One item that goes on there if the weather is forecast to absolute crud (that's a precise meteorological term you usually don't hear on the weather channel), you have an airport to go to instead. Because in flying, like anything in life, it often doesn't go as planned.
This morning is one such day. I was supposed to be with Partner for Valentine's Day when another storm hit, dumping six inches of snow all at once on crash pad hamlet and making the roads unsafe. So this morning I was up early, made homemade yogurt, made some croissants from scratch, and have a pot of coffee and time to write. Not a bad morning by any stretch, but not what was planned.
How many times have you planned a flight, a vacation, a night out. Someone gets sick, the weather gets bad, you made the mistake of using a cut rate travel site and your luxury beach romp for $199 per person turned into the Alabama Chain Gang Holiday. How many times did you get that cranky crew chief that didn't like pilots or prolonged eye contact (if you do, don't blink, don't ever blink).
How many times did life sometimes mark you, pulling away bits of flesh or even a heart, without a suture to mark it closed so it will heal, nothing left but the fading whisper of guns and the descending of flags.
My Dad has always been active in the community and the church, as well as his local Chapter of the Lions Club. One thing he was particularly proud of was their newspaper recycling fund-raising program, which provided income for community and scholarship programs but not without a lot of hard, volunteer work. The shining marker of that program was a Newspaper Recycling Building built to further expand on that community project. The members constructed it themselves, husbands and fathers, grandfathers and great grandfathers, laboring in cold and rain, hot and sun, often at the expense of their own sleep. In November 2000, newly constructed, vandals burned it to the ground,
On the flip side, I remember my Mom's funeral. I was pretty young, not a child, but still wet behind the ears, but was trying to help Dad as much as I could. He realized, before the service that he needed a haircut, his not having paid any attention to that sort of thing the last few months of her life. I offered to help. I got out the clippers, and turned them on nd made my first path through his hair (though bald on top, he had some fine red hair on the sides). Oh oh. Apparently you're supposed to put a guard on there to get it the right length. I'd shaved him down to the scalp.
Other then shaving his favorite football teams name on his head there was nothing to do but shave it all. He went to Mom's service looking like Jean Luc Picard. No one dared say anything. But you know, Dad hugged, me, made some great jokes about it, and held his head up high as he said goodbye to his first great love.
But I was OK, because from Dad I learned that whatever bad things may happen to us, there is only one thing that allows them to permanently damage our core self, and that is continued belief in them. You may cry, you may make that sound that is simple agony, but it is not the sound of relinquishment or acceptance, if even to the ear, they are the same.
It's your choice.
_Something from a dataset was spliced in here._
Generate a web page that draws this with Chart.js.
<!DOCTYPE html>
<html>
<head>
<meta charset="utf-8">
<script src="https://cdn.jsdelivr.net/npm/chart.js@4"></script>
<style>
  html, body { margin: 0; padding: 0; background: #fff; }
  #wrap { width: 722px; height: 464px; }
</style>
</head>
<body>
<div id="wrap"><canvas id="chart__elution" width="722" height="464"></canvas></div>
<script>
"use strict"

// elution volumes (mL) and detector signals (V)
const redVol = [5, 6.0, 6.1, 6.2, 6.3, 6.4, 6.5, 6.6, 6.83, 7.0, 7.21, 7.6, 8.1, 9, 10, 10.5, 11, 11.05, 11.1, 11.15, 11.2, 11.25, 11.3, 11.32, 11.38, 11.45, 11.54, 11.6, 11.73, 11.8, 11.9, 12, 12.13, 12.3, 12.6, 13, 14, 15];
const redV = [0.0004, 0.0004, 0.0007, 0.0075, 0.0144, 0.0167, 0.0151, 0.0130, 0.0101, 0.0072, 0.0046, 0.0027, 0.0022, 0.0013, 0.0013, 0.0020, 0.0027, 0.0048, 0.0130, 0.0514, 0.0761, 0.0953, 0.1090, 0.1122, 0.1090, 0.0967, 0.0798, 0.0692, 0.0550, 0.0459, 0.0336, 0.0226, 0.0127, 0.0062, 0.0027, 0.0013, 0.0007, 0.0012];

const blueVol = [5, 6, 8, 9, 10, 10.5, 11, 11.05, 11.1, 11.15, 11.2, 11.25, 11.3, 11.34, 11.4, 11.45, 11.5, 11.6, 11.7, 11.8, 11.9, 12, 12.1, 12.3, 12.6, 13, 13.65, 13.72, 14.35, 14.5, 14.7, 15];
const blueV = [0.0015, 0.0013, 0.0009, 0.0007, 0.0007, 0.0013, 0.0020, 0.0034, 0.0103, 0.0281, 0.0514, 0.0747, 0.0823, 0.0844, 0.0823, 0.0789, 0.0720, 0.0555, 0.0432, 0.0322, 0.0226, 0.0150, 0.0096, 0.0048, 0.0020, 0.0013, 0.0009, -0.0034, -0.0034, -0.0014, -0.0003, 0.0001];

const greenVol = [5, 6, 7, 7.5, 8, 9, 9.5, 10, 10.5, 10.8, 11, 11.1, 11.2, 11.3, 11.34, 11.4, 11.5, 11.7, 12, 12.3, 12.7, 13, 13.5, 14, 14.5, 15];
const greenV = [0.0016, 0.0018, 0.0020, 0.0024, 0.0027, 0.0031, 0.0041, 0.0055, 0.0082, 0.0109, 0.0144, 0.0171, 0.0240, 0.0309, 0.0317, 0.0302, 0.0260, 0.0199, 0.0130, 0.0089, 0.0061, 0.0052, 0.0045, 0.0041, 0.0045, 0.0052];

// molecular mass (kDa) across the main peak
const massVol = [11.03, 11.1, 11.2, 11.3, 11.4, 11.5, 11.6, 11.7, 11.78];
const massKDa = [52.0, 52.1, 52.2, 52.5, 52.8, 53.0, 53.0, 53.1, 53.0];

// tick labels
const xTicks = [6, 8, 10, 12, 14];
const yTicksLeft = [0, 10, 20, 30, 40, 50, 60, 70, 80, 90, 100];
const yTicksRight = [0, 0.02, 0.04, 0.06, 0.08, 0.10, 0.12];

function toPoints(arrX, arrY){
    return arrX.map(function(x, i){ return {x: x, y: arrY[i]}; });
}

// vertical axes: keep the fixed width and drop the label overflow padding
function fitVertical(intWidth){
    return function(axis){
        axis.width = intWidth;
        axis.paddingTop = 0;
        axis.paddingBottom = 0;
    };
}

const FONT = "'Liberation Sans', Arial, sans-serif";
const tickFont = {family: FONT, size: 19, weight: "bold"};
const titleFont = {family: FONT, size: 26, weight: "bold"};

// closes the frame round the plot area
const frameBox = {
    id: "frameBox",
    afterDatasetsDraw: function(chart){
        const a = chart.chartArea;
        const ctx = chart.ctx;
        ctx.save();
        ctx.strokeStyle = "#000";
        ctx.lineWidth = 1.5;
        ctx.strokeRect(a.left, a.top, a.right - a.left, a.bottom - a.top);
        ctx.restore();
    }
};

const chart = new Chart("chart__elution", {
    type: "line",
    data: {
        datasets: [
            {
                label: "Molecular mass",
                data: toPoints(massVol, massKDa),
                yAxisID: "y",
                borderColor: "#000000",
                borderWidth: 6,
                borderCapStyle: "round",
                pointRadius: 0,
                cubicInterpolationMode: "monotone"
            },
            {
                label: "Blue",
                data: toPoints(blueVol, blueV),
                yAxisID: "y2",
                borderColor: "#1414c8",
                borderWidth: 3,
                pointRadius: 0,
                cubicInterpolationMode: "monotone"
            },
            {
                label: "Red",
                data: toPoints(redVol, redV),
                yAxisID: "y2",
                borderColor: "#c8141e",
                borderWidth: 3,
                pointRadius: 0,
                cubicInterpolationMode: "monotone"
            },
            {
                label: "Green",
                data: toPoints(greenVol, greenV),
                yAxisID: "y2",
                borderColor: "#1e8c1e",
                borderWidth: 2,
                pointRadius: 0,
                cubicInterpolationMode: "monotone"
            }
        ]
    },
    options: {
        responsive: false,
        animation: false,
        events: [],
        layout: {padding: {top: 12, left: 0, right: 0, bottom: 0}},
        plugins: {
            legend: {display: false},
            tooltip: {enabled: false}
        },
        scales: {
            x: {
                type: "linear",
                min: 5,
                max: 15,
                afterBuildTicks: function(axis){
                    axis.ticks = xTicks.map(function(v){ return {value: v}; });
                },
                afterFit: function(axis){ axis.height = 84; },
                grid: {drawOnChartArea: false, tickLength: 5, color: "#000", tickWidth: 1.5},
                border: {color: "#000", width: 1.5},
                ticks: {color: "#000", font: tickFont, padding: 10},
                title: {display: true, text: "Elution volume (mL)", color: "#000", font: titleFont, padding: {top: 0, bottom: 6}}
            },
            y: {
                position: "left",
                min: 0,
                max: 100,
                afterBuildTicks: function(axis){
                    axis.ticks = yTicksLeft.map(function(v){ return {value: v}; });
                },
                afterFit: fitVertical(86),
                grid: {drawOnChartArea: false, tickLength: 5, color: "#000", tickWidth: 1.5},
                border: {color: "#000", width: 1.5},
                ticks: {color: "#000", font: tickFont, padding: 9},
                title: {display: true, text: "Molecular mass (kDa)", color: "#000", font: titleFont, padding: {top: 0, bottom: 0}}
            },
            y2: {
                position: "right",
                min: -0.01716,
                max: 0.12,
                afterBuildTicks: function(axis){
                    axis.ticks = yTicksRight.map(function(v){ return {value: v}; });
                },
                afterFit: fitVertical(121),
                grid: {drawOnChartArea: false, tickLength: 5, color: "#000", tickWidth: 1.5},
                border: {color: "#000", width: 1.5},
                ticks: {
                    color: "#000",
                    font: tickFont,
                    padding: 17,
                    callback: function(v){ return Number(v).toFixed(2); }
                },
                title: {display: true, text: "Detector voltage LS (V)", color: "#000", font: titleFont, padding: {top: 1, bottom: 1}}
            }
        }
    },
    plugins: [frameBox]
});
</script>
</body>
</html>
You can go through your days with intractable and unceasing conviction of the inherent instinctive duplicity of all men, including yourself. Or you can give folks around you the benefit of the doubt until they prove otherwise. That doesn't mean you assume man is never evil, for indeed he can be, and you may find that out in that moment that's like the false dawn between dark and light, when only God's winged and four legged creatures know, and sound the alarm which you may not hear. For those moments you are prepared.
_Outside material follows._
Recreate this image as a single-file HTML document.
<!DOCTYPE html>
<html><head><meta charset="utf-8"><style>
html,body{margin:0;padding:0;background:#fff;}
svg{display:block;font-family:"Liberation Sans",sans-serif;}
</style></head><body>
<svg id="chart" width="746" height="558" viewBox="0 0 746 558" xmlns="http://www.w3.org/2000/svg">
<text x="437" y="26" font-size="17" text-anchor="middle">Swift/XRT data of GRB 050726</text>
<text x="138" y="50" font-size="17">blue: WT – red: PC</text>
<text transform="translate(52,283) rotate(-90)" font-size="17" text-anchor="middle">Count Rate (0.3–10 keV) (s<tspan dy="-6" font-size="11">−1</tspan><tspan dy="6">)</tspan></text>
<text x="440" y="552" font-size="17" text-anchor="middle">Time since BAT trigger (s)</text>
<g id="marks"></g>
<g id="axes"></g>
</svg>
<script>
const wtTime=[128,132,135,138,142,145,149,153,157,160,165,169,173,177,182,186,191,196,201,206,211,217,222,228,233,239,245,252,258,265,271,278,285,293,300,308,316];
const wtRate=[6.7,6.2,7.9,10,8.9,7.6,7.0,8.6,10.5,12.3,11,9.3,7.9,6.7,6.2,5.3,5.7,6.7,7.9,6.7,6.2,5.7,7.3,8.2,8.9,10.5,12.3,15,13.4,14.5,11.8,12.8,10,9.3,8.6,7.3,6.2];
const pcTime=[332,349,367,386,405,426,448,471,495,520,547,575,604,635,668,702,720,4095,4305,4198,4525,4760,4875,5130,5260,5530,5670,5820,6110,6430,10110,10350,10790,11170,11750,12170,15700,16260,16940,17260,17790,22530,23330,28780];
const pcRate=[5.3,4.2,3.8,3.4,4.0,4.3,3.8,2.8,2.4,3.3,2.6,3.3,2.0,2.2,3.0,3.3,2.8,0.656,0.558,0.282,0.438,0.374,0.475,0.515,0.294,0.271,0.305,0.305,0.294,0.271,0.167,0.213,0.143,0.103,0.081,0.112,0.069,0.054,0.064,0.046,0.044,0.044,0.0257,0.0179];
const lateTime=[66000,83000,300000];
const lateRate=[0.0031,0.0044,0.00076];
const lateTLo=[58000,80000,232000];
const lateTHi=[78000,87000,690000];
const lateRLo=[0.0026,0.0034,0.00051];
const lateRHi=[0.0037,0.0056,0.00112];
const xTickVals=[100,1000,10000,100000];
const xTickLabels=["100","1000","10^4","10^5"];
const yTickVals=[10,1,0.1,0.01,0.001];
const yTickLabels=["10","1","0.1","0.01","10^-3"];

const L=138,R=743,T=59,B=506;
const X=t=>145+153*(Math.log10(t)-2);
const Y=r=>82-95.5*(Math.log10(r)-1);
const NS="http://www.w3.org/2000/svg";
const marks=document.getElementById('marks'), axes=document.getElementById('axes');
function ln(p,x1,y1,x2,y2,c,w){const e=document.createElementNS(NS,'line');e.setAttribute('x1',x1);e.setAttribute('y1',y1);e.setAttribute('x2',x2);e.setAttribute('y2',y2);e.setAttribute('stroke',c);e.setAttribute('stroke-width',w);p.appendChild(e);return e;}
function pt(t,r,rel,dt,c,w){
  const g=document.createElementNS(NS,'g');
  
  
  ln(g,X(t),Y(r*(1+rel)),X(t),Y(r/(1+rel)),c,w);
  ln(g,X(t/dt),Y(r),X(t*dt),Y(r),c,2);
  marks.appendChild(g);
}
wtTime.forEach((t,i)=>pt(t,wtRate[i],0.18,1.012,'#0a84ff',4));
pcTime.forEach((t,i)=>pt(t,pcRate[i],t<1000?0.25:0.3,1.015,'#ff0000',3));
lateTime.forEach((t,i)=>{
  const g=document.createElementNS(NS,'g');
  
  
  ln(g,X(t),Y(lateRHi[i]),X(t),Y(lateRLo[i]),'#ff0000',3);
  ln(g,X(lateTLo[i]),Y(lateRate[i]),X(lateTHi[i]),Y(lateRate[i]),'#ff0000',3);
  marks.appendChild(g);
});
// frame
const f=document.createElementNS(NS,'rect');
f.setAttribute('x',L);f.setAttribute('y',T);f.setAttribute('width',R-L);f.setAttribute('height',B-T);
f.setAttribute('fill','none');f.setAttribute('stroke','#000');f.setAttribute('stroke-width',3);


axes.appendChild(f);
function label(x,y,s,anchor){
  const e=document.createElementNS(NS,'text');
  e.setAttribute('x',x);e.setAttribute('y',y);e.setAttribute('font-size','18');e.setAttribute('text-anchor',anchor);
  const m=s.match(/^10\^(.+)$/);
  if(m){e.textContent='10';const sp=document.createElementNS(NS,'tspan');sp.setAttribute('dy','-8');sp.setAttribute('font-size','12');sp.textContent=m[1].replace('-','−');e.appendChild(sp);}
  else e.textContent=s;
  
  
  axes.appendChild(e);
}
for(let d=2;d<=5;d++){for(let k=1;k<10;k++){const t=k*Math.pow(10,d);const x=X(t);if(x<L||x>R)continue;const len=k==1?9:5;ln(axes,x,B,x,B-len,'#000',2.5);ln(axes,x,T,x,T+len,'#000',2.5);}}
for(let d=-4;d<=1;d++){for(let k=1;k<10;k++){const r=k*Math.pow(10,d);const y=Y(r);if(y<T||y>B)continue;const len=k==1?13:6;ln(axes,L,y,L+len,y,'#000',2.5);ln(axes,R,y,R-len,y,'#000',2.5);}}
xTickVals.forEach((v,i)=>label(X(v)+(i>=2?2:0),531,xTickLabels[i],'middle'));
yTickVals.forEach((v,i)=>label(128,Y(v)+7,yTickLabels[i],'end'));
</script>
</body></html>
It's simply a matter of perspective. When you have a fight, a failure or a Charlie Foxtrot on our hands, as you can can, any time human will, machinery or mother nature are involved, you can shake your fist or cry your tears until you drown in them. Or you can dry your eyes, pick up the pieces, and make something with what's left that is of value. You may even find that what you thought you wanted was not what you needed, finding a happiness you never expected by the loss of what you did. For what some people think will make them happy, no challenge, no bends in the road, expected behaviors and outcomes, is for others, not routine, but an old, flat habituation for which no effort is made to move beyond it, until they are so used to that life, they fail to smell and taste it.
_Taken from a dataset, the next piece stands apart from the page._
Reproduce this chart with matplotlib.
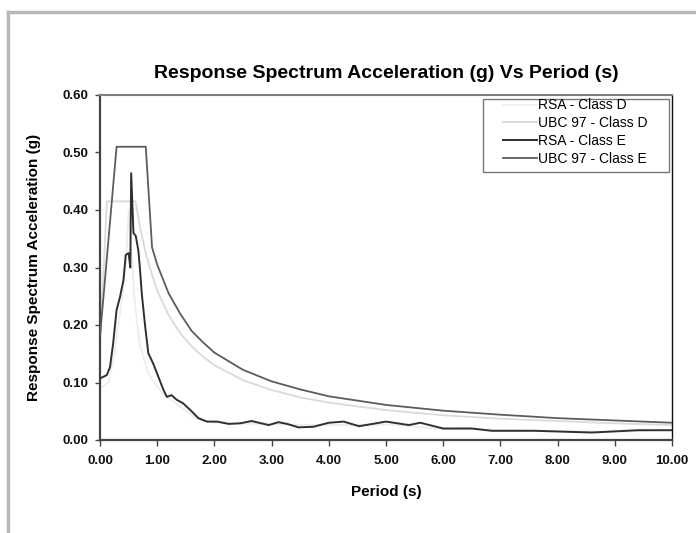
import matplotlib.pyplot as plt
from matplotlib.lines import Line2D
from matplotlib.patches import Rectangle

plt.rcParams['font.family'] = ['Liberation Sans', 'DejaVu Sans']

t_rsa_e = [0.0, 0.12, 0.175, 0.23, 0.29, 0.35, 0.41, 0.45, 0.50, 0.53, 0.545, 0.585,
           0.625, 0.67, 0.70, 0.73, 0.79, 0.845, 0.93, 1.02, 1.11, 1.17, 1.25, 1.34,
           1.45, 1.58, 1.72, 1.87, 2.05, 2.25, 2.45, 2.65, 2.95, 3.12, 3.27, 3.47,
           3.73, 4.0, 4.26, 4.53, 5.0, 5.4, 5.6, 6.0, 6.5, 6.85, 7.6, 8.6, 9.4, 10.0]
a_rsa_e = [0.107, 0.113, 0.127, 0.168, 0.226, 0.249, 0.278, 0.322, 0.325, 0.30, 0.464, 0.36,
           0.355, 0.33, 0.296, 0.255, 0.197, 0.151, 0.133, 0.11, 0.087, 0.075, 0.078, 0.07,
           0.064, 0.052, 0.038, 0.032, 0.032, 0.028, 0.029, 0.033, 0.026, 0.031, 0.028, 0.022,
           0.023, 0.030, 0.032, 0.024, 0.032, 0.026, 0.030, 0.020, 0.020, 0.016, 0.016, 0.013,
           0.017, 0.017]

t_rsa_d = [0.0, 0.15, 0.25, 0.35, 0.45, 0.50, 0.55, 0.60, 0.65, 0.70, 0.79, 0.85, 1.0,
           1.1, 1.4, 1.7, 2.0, 3.0, 4.0, 5.0, 6.0, 7.0, 8.0, 9.0, 10.0]
a_rsa_d = [0.09, 0.10, 0.15, 0.22, 0.30, 0.40, 0.33, 0.25, 0.20, 0.165, 0.134, 0.115, 0.093,
           0.08, 0.058, 0.036, 0.030, 0.027, 0.026, 0.027, 0.019, 0.018, 0.016, 0.014, 0.018]

t_ubc_e = [0.0, 0.29, 0.80, 0.91, 1.0, 1.2, 1.4, 1.6, 1.8, 2.0, 2.5, 3.0, 3.5, 4.0,
           5.0, 6.0, 7.0, 8.0, 9.0, 10.0]
a_ubc_e = [0.18, 0.51, 0.51, 0.335, 0.305, 0.255, 0.22, 0.19, 0.17, 0.152, 0.122, 0.102,
           0.088, 0.076, 0.061, 0.051, 0.044, 0.038, 0.034, 0.030]

t_ubc_d = [0.0, 0.12, 0.62, 0.7, 0.8, 0.9, 1.0, 1.2, 1.4, 1.6, 1.8, 2.0, 2.5, 3.0, 3.5,
           4.0, 5.0, 6.0, 7.0, 8.0, 9.0, 10.0]
a_ubc_d = [0.166, 0.415, 0.415, 0.37, 0.325, 0.29, 0.26, 0.217, 0.186, 0.163, 0.145, 0.13,
           0.104, 0.087, 0.074, 0.065, 0.052, 0.043, 0.037, 0.033, 0.029, 0.026]

x_ticks = [0, 1, 2, 3, 4, 5, 6, 7, 8, 9, 10]
y_ticks = [0.0, 0.1, 0.2, 0.3, 0.4, 0.5, 0.6]

fig = plt.figure(figsize=(6.96, 5.33), dpi=100)
ax = fig.add_axes([100 / 696, 1 - 440 / 533, 572 / 696, 345 / 533])

ax.plot(t_rsa_d, a_rsa_d, color='#ececec', lw=1.2, label='RSA - Class D')
ax.plot(t_ubc_d, a_ubc_d, color='#dadada', lw=1.3, label='UBC 97 - Class D')
ax.plot(t_ubc_e, a_ubc_e, color='#5c5c5c', lw=1.3, label='UBC 97 - Class E', zorder=3)
ax.plot(t_rsa_e, a_rsa_e, color='#303030', lw=1.4, label='RSA - Class E', zorder=4)

ax.set_xlim(0, 10)
ax.set_ylim(0, 0.6)
ax.set_xticks(x_ticks)
ax.set_yticks(y_ticks)
ax.set_xticklabels([f'{v:.2f}' for v in x_ticks])
ax.set_yticklabels([f'{v:.2f}' for v in y_ticks])
ax.tick_params(direction='out', width=1, color='#444444',
               labelsize=9.5, labelcolor='#111111')
ax.tick_params(axis='x', length=4.5, pad=6)
ax.tick_params(axis='y', length=3.6, pad=5)
for lab in ax.get_xticklabels() + ax.get_yticklabels():
    lab.set_fontweight('bold')

for side in ['left', 'bottom']:
    ax.spines[side].set_color('#444444')
    ax.spines[side].set_linewidth(1.6)
ax.spines['top'].set_color('#808080')
ax.spines['top'].set_linewidth(1.5)
ax.spines['right'].set_color('#111111')
ax.spines['right'].set_linewidth(1.0)

ax.set_xlabel('Period (s)', fontsize=11, fontweight='bold', labelpad=13)
ax.set_ylabel('Response Spectrum Acceleration (g)', fontsize=11, fontweight='bold', labelpad=15)
ax.set_title('Response Spectrum Acceleration (g) Vs Period (s)', fontsize=14,
             fontweight='bold', pad=12)

# legend in original order, frame drawn separately (Excel style box)
h, l = ax.get_legend_handles_labels()
order = [0, 1, 3, 2]
leg = ax.legend([h[i] for i in order], [l[i] for i in order], loc='upper left',
                bbox_to_anchor=(0.7045, 0.99), fontsize=10, frameon=False,
                handlelength=2.45, handletextpad=0.1, labelspacing=0.27,
                borderpad=0, borderaxespad=0)
ax.add_patch(Rectangle((0.6696, 0.7768), 0.9948 - 0.6696, 0.9884 - 0.7768,
                       transform=ax.transAxes, fill=False, edgecolor='#777777',
                       lw=1.0, zorder=5))

# grey outer frame of the original chart object
fig.add_artist(Line2D([8 / 696, 1], [1 - 12 / 533, 1 - 12 / 533], color='#b8b8b8', lw=2.5))
fig.add_artist(Line2D([8 / 696, 8 / 696], [0, 1 - 12 / 533], color='#b8b8b8', lw=2.5))

fig.savefig('out.png', dpi=100, facecolor='white')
It was warm sheets going on smooth and taut with the remembered motion of hands. It was pastry formed and rolled and layered with fresh butter and remembered motion. It was those hands, compelling and guiding a dog up a ramp so he could lay upon that bed, which will be covered in dog hair, not invisible rose petals. It was time to remember, to say thanks, as I looked down upon the creeping ridge of show and ice before my shovel, not with anger, but astonishment, for the divine snowy brightness, that for just this moment, forgave an imperfect landscape its transgressions
I sit here now, Partner headed on down while someone tends to the Range, perhaps a day or two where the phone won't ring. Or it will. But for now, the birds outside twitter with only happiness for the birdseed strewn out across the dry, clear porch. The snow has ended, the light growing bright, graduating from grey to rose to the sky's ultimate sapphire. I wrap a warm blanket of gold about me, looking out onto mist off of frozen water, savoring the myriad waking sounds of life, listening for his approach.